### What needs to be done
Give an exact transcription of every line, dropping the images.

** BEGIN Information shown **

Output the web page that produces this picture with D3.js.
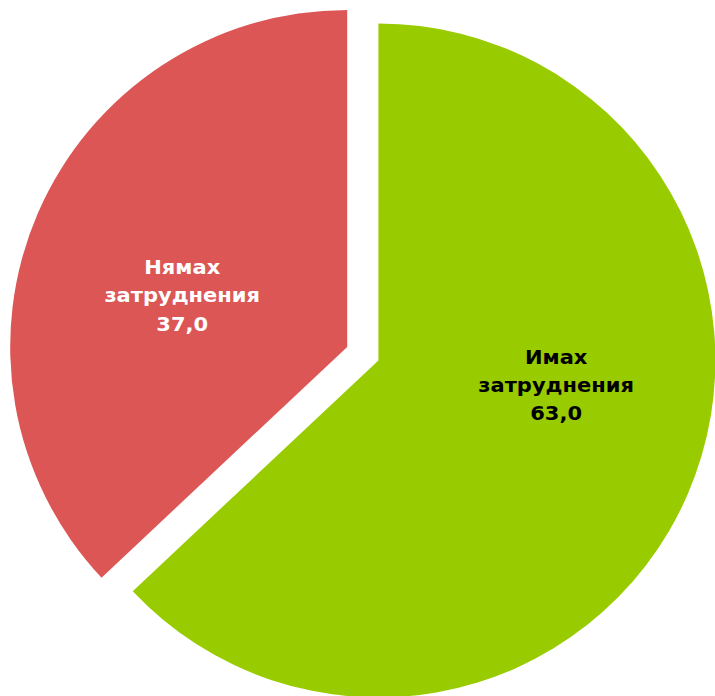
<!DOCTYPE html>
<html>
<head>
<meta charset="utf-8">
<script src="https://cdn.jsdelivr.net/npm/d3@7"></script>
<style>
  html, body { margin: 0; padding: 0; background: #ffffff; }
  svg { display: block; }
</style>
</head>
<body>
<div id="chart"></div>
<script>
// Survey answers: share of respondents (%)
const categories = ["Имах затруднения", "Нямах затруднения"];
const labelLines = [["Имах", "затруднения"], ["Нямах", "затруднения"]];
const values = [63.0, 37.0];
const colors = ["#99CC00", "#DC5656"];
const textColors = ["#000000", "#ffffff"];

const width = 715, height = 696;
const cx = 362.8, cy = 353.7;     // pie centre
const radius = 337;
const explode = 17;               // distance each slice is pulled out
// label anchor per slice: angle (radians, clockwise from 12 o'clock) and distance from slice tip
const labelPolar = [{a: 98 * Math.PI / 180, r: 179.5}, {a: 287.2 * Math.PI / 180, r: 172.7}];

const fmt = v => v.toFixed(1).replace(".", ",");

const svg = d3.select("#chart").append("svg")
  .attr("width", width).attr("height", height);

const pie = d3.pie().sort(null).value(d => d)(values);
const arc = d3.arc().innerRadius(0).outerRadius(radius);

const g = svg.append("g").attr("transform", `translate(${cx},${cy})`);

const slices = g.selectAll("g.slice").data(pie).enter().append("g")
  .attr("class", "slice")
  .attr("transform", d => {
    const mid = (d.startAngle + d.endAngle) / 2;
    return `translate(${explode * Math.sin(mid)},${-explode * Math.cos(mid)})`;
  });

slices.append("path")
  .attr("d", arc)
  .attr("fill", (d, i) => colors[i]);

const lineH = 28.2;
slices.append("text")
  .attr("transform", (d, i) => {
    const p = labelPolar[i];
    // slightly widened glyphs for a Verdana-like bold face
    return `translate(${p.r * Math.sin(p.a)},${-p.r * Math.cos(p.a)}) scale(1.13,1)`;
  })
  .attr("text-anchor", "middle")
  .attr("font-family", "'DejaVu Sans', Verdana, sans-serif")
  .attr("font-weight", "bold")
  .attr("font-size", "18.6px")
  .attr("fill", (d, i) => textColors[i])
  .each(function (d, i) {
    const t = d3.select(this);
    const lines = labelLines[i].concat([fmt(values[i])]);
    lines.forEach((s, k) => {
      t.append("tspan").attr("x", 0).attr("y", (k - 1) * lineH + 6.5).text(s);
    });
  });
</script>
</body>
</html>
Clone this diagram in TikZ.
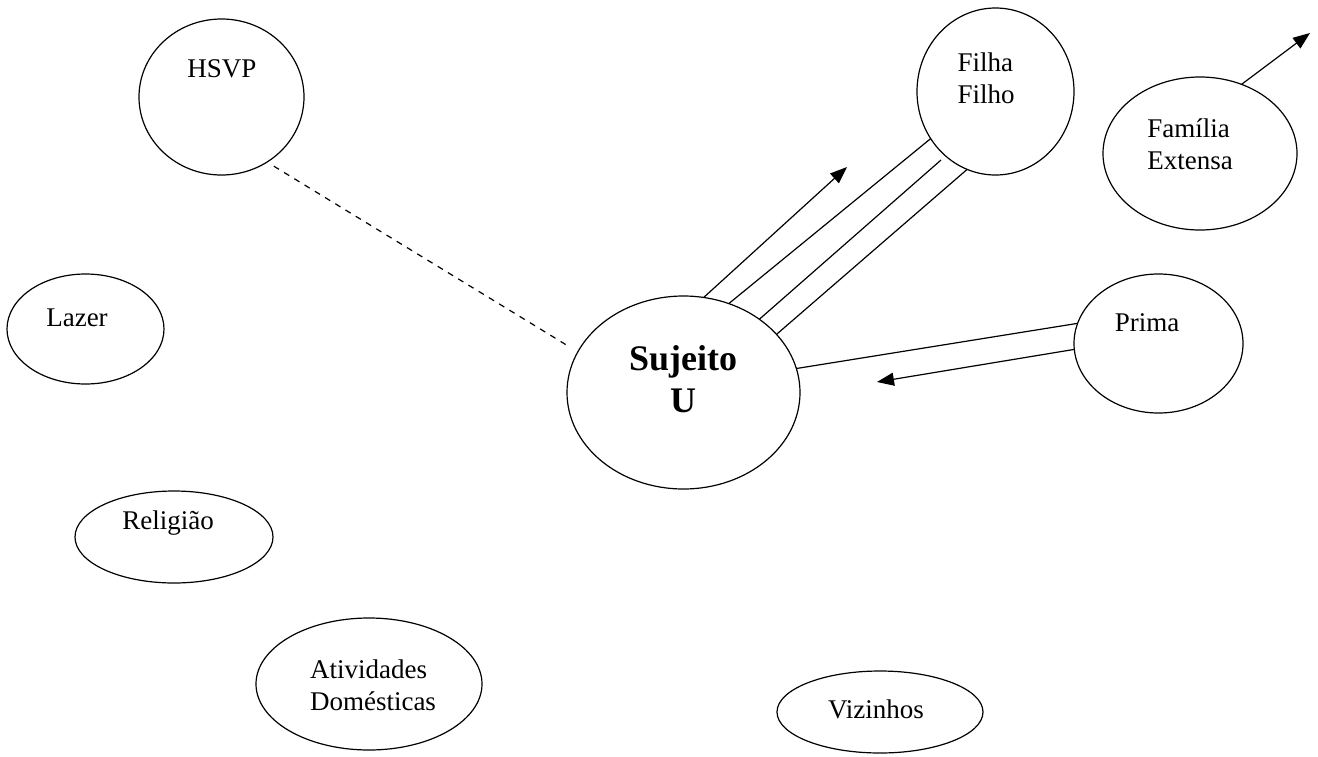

** END Information shown **

### Response for this exercise
Output the web page that produces this picture with D3.js.
<!DOCTYPE html>
<html>
<head>
<meta charset="utf-8">
<script src="https://cdn.jsdelivr.net/npm/d3@7"></script>
<style>
  html, body { margin: 0; padding: 0; background: #ffffff; }
  svg { display: block; }
</style>
</head>
<body>
<div id="chart"></div>
<script>
// Survey answers: share of respondents (%)
const categories = ["Имах затруднения", "Нямах затруднения"];
const labelLines = [["Имах", "затруднения"], ["Нямах", "затруднения"]];
const values = [63.0, 37.0];
const colors = ["#99CC00", "#DC5656"];
const textColors = ["#000000", "#ffffff"];

const width = 715, height = 696;
const cx = 362.8, cy = 353.7;     // pie centre
const radius = 337;
const explode = 17;               // distance each slice is pulled out
// label anchor per slice: angle (radians, clockwise from 12 o'clock) and distance from slice tip
const labelPolar = [{a: 98 * Math.PI / 180, r: 179.5}, {a: 287.2 * Math.PI / 180, r: 172.7}];

const fmt = v => v.toFixed(1).replace(".", ",");

const svg = d3.select("#chart").append("svg")
  .attr("width", width).attr("height", height);

const pie = d3.pie().sort(null).value(d => d)(values);
const arc = d3.arc().innerRadius(0).outerRadius(radius);

const g = svg.append("g").attr("transform", `translate(${cx},${cy})`);

const slices = g.selectAll("g.slice").data(pie).enter().append("g")
  .attr("class", "slice")
  .attr("transform", d => {
    const mid = (d.startAngle + d.endAngle) / 2;
    return `translate(${explode * Math.sin(mid)},${-explode * Math.cos(mid)})`;
  });

slices.append("path")
  .attr("d", arc)
  .attr("fill", (d, i) => colors[i]);

const lineH = 28.2;
slices.append("text")
  .attr("transform", (d, i) => {
    const p = labelPolar[i];
    // slightly widened glyphs for a Verdana-like bold face
    return `translate(${p.r * Math.sin(p.a)},${-p.r * Math.cos(p.a)}) scale(1.13,1)`;
  })
  .attr("text-anchor", "middle")
  .attr("font-family", "'DejaVu Sans', Verdana, sans-serif")
  .attr("font-weight", "bold")
  .attr("font-size", "18.6px")
  .attr("fill", (d, i) => textColors[i])
  .each(function (d, i) {
    const t = d3.select(this);
    const lines = labelLines[i].concat([fmt(values[i])]);
    lines.forEach((s, k) => {
      t.append("tspan").attr("x", 0).attr("y", (k - 1) * lineH + 6.5).text(s);
    });
  });
</script>
</body>
</html>
Clone this diagram in TikZ.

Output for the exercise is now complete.